— Start of Material supplied —

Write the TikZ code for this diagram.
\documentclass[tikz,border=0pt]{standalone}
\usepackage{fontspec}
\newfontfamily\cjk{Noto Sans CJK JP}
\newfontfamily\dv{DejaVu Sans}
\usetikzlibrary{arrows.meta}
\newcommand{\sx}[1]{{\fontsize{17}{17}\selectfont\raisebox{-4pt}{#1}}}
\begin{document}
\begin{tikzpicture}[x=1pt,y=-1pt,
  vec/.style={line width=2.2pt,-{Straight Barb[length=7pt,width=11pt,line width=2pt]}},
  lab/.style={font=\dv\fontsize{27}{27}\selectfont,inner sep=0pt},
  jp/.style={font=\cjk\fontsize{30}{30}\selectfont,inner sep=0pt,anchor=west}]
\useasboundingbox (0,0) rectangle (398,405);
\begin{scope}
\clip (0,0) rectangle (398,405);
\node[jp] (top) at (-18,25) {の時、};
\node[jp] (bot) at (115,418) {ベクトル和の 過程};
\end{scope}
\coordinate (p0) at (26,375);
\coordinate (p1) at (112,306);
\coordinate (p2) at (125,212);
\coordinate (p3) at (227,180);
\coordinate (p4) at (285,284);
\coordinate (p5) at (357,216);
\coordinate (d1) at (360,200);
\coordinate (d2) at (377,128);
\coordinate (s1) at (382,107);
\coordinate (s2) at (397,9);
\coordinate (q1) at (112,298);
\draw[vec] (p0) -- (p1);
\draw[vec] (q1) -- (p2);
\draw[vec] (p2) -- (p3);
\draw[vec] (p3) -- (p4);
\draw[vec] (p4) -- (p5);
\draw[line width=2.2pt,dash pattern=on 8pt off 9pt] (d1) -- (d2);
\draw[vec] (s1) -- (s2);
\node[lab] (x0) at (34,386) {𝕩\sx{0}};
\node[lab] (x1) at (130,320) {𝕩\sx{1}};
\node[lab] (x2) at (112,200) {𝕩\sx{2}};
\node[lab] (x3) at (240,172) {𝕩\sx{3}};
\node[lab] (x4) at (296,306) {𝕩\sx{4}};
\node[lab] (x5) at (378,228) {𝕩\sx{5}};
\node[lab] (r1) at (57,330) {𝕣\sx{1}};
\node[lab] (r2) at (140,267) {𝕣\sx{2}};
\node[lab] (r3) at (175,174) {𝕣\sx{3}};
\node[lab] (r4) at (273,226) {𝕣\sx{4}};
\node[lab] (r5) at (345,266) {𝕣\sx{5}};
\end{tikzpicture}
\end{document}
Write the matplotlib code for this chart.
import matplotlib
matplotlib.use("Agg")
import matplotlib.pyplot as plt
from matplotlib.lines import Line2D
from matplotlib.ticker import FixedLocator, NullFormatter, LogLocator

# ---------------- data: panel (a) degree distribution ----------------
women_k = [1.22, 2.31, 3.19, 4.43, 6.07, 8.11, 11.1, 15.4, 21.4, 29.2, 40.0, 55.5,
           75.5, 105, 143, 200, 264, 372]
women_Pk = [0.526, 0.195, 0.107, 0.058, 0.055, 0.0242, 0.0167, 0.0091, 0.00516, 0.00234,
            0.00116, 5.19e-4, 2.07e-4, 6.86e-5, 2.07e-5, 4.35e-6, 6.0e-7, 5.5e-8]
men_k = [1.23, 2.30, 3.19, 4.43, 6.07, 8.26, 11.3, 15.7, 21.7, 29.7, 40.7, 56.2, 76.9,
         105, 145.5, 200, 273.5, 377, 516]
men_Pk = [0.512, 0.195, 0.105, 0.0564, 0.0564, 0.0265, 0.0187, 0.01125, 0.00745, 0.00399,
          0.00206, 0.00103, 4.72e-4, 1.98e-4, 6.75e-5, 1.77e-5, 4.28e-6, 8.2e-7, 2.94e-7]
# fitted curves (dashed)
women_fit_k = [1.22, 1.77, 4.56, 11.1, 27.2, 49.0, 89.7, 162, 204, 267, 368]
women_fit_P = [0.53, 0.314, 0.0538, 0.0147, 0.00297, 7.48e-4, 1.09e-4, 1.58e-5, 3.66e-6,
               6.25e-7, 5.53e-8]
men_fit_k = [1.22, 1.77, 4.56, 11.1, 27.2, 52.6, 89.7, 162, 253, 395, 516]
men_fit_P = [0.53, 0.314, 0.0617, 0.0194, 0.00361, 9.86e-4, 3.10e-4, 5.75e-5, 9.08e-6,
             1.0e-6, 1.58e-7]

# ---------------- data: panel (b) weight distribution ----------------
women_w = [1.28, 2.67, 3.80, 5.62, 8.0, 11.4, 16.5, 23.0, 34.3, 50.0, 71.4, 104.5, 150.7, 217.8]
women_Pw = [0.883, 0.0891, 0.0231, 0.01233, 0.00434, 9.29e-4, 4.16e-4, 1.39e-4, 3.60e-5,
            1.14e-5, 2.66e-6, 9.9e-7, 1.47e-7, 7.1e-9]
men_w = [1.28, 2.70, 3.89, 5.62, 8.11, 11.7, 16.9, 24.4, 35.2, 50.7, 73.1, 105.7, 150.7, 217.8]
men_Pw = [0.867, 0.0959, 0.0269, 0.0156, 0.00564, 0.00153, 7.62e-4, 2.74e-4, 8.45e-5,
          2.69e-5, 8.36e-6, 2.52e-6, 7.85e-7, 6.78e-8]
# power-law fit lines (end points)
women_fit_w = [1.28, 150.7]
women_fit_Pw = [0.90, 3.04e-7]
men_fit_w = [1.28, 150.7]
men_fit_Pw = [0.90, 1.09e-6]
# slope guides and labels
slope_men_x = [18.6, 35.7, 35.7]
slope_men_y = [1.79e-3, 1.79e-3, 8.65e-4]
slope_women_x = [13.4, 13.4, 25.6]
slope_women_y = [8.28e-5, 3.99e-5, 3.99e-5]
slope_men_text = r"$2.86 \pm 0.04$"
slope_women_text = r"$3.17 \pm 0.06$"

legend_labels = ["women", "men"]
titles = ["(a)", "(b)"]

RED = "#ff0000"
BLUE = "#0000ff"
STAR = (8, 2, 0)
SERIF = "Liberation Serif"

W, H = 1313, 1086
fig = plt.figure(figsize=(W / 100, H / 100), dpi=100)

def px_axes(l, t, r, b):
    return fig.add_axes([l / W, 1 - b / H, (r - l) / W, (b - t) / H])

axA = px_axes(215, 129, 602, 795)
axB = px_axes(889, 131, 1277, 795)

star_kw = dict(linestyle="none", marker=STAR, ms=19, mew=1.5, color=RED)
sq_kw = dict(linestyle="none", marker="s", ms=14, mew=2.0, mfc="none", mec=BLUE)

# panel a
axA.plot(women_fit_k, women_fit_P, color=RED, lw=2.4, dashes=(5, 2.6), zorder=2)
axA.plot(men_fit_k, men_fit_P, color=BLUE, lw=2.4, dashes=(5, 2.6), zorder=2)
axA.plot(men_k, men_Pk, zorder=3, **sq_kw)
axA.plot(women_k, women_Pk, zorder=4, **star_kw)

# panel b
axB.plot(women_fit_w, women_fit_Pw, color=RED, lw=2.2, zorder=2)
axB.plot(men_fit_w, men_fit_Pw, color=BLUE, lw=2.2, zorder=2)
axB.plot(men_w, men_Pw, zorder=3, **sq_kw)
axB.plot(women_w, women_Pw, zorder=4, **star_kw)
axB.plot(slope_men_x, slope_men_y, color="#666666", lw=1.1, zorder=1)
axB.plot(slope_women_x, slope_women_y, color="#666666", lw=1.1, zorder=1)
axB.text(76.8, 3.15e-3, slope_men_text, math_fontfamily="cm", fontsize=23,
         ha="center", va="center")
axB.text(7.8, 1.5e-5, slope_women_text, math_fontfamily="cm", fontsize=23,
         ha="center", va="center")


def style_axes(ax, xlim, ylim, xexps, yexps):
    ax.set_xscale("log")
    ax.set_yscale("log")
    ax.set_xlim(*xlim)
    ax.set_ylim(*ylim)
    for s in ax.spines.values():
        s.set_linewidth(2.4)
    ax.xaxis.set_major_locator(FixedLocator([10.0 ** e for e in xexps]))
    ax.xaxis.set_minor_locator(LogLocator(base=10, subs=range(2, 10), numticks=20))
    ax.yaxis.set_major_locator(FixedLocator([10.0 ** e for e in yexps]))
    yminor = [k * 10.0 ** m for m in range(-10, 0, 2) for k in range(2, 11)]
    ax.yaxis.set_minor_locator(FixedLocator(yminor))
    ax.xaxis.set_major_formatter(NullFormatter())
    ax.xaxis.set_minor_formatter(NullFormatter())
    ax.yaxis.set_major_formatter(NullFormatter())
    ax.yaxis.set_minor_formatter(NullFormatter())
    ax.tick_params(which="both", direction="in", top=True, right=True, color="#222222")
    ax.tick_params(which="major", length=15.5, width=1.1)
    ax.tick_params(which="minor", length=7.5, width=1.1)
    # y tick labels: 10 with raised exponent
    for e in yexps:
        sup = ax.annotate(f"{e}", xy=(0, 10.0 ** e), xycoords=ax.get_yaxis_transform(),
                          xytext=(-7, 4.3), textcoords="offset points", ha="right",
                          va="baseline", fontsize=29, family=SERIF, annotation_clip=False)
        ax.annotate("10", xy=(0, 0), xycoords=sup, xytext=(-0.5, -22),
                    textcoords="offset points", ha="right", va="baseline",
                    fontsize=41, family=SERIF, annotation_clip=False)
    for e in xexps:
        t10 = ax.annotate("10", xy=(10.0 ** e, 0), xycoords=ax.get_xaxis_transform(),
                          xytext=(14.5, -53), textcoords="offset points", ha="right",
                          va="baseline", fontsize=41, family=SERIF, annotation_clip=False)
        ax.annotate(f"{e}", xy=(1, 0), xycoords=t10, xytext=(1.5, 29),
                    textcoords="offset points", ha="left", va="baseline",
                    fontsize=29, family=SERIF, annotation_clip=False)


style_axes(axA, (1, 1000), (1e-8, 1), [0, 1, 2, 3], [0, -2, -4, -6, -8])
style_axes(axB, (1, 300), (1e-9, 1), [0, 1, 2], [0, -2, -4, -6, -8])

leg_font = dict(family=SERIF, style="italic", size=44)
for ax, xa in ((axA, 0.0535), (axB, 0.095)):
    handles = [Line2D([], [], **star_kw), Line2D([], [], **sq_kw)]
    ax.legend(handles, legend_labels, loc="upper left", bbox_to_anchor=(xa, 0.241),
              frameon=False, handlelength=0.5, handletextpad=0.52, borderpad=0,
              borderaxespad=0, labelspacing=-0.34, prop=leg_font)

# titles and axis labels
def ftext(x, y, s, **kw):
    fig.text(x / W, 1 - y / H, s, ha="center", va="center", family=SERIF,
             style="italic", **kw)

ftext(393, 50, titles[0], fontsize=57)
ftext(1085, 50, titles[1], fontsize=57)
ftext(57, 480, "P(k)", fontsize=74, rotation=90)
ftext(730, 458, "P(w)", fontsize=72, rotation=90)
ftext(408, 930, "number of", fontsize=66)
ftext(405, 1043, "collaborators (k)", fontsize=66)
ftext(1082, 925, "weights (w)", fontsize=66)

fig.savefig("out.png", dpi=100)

— End of Material supplied —

_Problem to work on_
Copy exactly, and only, the lines from the one containing "Write the matplotlib code for this chart." through the one containing "from matplotlib.ticker import".

_Written answer_
Write the matplotlib code for this chart.
import matplotlib
matplotlib.use("Agg")
import matplotlib.pyplot as plt
from matplotlib.lines import Line2D
from matplotlib.ticker import FixedLocator, NullFormatter, LogLocator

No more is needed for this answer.